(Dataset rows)

==========

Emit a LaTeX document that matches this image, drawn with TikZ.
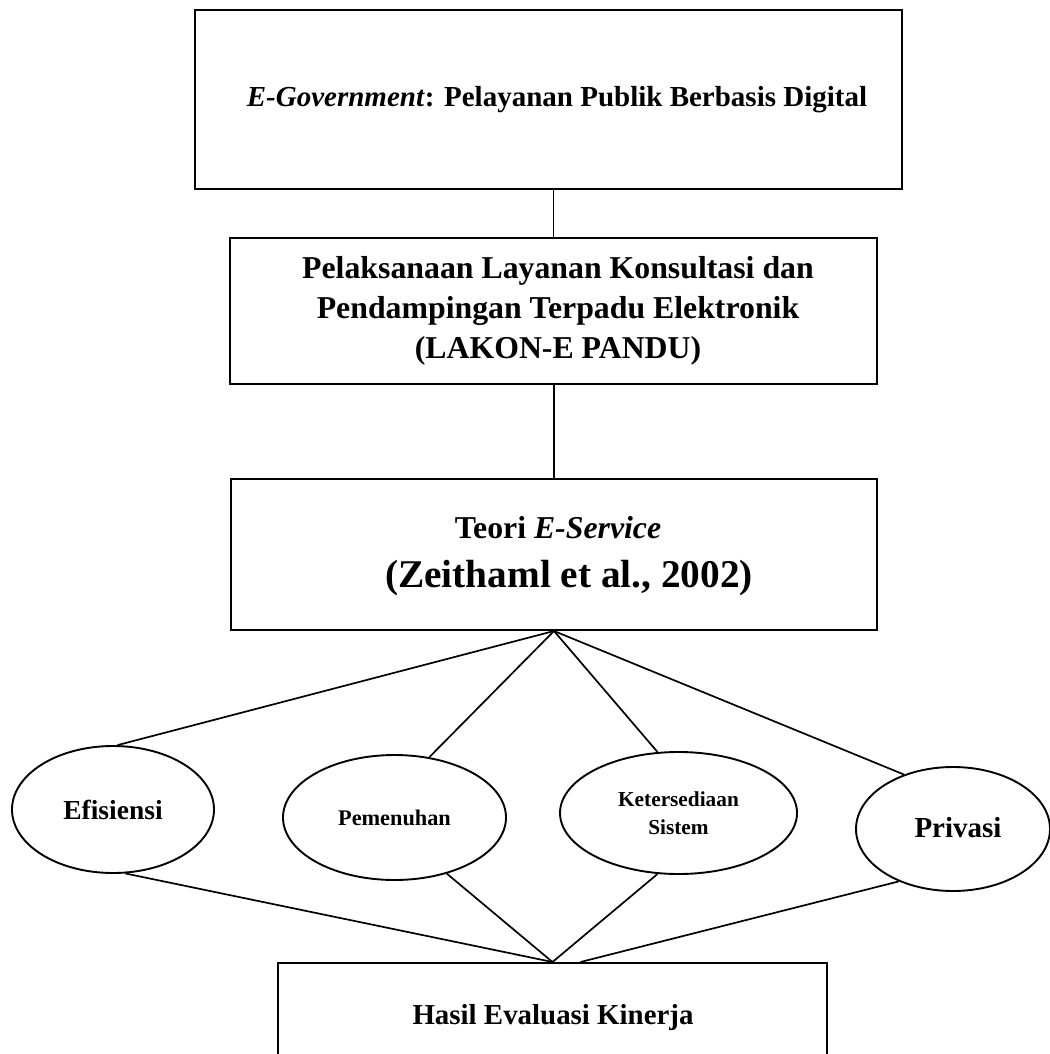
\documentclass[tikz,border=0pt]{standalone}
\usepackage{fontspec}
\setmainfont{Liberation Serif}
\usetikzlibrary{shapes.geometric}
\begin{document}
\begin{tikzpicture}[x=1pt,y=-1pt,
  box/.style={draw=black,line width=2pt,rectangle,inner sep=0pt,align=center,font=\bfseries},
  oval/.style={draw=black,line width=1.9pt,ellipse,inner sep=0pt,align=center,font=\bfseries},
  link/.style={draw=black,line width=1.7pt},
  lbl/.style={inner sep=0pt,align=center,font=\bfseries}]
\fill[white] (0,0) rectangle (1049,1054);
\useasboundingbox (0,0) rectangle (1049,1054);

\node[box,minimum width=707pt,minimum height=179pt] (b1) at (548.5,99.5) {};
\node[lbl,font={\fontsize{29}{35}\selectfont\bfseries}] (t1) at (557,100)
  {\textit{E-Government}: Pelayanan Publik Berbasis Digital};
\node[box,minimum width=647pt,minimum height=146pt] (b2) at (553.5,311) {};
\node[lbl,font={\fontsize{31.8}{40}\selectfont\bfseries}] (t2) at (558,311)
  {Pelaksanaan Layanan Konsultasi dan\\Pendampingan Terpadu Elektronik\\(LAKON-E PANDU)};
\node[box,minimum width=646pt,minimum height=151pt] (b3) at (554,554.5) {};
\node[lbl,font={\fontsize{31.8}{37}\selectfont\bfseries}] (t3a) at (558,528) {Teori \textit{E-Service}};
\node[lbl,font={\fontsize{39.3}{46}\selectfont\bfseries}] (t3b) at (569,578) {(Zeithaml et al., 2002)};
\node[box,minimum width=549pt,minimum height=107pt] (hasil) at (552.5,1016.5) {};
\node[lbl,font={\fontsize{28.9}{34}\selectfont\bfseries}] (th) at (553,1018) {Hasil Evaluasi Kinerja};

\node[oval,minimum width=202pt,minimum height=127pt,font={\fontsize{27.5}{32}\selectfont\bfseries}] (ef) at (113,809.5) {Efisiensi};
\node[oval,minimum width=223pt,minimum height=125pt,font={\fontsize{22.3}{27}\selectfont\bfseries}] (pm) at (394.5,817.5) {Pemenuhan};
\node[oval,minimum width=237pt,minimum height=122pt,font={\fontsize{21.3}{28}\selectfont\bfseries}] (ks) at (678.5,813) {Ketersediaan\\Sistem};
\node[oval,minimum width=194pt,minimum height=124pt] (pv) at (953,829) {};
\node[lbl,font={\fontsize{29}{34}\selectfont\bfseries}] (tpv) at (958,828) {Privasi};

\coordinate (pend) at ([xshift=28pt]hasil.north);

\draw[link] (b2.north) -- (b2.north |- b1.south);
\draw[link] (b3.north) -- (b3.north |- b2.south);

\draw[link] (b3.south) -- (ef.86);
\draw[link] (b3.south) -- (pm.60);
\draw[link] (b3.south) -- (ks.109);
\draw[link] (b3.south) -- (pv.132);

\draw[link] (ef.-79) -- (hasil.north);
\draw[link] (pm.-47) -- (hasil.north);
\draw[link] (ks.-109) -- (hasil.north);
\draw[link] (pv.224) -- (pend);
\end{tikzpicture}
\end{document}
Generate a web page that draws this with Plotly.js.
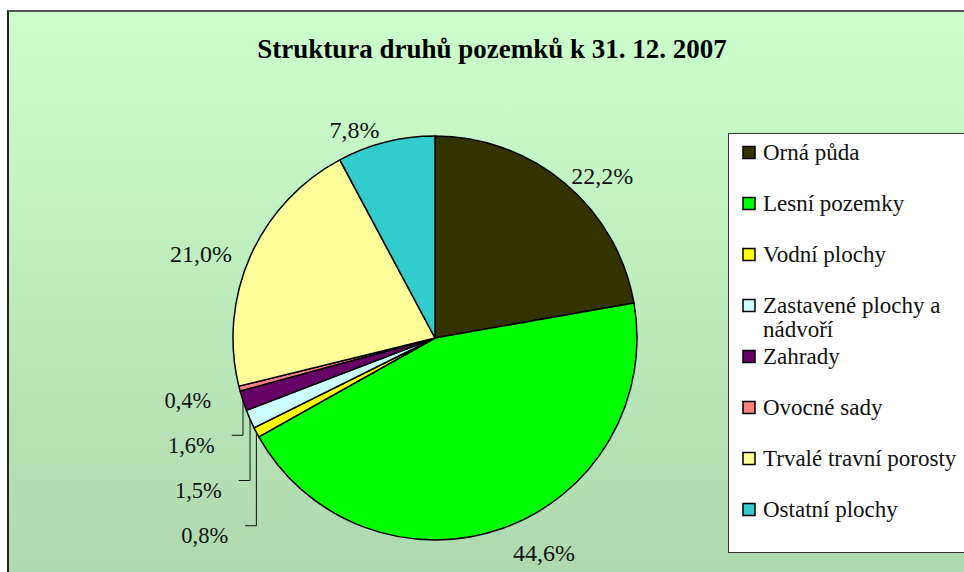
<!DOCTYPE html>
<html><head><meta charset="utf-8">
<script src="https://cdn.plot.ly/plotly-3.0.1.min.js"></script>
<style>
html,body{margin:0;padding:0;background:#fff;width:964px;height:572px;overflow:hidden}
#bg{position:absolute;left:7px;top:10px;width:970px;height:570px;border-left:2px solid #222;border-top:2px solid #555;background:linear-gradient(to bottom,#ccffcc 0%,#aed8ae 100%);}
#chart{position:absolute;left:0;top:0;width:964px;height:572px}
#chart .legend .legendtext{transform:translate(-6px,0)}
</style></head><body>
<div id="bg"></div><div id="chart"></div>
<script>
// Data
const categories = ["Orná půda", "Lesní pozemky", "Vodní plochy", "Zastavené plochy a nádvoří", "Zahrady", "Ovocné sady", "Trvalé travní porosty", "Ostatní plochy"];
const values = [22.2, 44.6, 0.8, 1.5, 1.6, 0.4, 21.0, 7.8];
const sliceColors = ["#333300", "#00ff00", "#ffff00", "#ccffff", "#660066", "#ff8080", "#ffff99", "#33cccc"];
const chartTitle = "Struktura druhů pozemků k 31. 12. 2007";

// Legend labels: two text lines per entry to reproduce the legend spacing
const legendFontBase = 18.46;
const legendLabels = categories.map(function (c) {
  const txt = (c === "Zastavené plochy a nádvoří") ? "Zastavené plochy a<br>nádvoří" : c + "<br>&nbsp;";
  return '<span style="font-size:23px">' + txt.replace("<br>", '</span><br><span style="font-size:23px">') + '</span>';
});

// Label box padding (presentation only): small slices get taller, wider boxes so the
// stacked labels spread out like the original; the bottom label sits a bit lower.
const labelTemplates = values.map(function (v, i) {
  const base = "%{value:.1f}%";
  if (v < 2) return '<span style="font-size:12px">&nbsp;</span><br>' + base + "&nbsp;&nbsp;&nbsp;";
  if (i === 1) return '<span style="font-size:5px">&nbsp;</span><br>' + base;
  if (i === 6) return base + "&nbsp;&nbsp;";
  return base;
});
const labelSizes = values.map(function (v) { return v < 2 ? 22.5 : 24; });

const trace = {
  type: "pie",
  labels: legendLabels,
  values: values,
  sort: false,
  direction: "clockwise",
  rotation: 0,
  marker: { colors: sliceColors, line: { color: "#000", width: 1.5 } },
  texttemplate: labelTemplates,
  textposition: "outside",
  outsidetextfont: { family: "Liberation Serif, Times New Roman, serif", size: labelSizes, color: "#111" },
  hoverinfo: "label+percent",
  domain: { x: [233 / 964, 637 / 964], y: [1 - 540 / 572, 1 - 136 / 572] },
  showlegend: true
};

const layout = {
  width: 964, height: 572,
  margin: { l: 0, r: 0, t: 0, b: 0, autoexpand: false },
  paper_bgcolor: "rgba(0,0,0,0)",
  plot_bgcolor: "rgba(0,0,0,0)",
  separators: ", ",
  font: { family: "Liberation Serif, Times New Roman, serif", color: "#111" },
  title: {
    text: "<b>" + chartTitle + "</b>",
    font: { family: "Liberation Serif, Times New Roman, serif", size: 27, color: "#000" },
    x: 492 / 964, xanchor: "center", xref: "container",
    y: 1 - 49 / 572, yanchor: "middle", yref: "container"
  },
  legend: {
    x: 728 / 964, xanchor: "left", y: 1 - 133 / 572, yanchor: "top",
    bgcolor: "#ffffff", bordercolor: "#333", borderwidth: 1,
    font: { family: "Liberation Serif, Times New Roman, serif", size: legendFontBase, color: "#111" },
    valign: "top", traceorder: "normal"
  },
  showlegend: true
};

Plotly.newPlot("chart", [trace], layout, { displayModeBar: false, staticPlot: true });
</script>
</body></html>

==========

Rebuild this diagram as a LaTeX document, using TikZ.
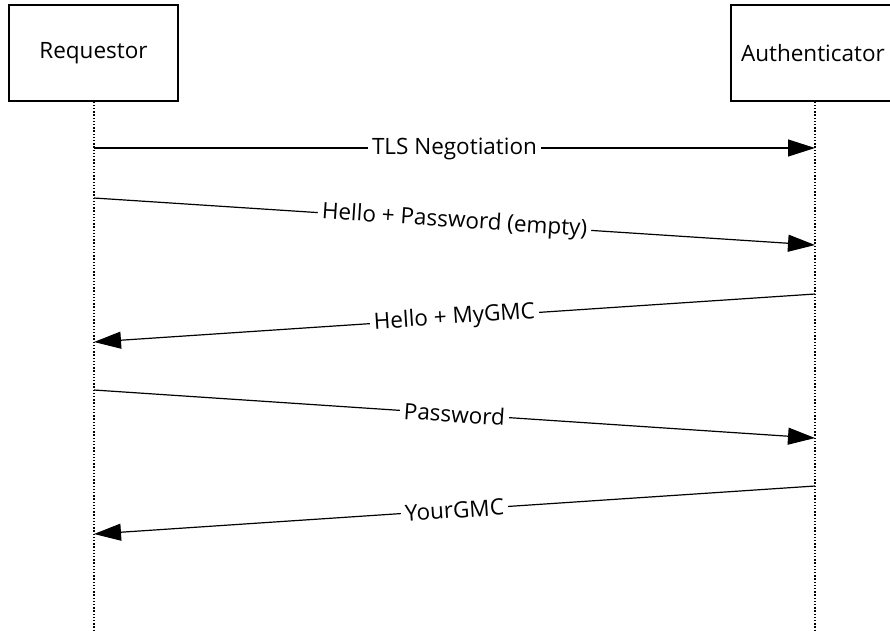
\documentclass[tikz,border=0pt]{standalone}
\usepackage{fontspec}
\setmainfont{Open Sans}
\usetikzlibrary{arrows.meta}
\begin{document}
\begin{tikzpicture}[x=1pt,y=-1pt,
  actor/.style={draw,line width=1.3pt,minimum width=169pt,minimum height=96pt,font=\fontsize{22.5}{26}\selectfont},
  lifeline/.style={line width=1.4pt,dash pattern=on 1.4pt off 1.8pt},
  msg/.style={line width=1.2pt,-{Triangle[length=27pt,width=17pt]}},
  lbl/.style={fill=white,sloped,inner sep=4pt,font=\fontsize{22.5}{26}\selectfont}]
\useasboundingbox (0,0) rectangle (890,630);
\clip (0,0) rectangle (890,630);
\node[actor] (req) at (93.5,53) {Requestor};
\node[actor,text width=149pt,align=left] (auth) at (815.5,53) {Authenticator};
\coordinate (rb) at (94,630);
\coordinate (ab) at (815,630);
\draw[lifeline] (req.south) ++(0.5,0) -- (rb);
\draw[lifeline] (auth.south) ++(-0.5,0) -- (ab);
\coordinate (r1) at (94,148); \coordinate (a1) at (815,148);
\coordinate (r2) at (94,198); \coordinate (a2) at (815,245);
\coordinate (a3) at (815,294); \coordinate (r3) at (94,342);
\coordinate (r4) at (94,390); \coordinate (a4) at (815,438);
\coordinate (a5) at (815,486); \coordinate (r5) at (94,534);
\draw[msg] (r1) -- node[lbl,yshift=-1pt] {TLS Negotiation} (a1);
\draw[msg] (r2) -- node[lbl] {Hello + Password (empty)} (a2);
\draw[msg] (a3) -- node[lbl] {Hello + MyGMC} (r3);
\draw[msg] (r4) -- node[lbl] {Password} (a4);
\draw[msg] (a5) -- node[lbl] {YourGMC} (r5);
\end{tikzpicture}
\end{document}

==========

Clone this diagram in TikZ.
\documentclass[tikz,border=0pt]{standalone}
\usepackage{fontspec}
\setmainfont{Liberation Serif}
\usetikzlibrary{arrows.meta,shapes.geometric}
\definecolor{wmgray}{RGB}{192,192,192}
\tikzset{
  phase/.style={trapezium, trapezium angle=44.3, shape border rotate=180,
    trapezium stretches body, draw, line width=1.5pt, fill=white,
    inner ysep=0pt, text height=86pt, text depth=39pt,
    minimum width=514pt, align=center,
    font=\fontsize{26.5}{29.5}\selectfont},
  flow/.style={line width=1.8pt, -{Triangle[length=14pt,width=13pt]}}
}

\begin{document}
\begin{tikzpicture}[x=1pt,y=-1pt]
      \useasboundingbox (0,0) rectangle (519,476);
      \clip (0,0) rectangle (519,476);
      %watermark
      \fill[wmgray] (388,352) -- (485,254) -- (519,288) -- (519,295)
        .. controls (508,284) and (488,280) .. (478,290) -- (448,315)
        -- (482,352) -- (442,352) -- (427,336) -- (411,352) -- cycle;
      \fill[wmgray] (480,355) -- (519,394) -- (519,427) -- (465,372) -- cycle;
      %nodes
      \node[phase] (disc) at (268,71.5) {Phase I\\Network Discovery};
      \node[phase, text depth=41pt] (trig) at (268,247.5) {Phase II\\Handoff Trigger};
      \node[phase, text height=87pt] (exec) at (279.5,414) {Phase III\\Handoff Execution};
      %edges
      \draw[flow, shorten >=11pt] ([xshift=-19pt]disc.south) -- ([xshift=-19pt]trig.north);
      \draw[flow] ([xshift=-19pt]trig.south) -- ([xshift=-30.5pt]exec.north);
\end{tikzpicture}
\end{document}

==========

(Stated problem)
The lines to collect are those holding the string "LaTeX"; copy them all.

(Response for this exercise)
Emit a LaTeX document that matches this image, drawn with TikZ.
Rebuild this diagram as a LaTeX document, using TikZ.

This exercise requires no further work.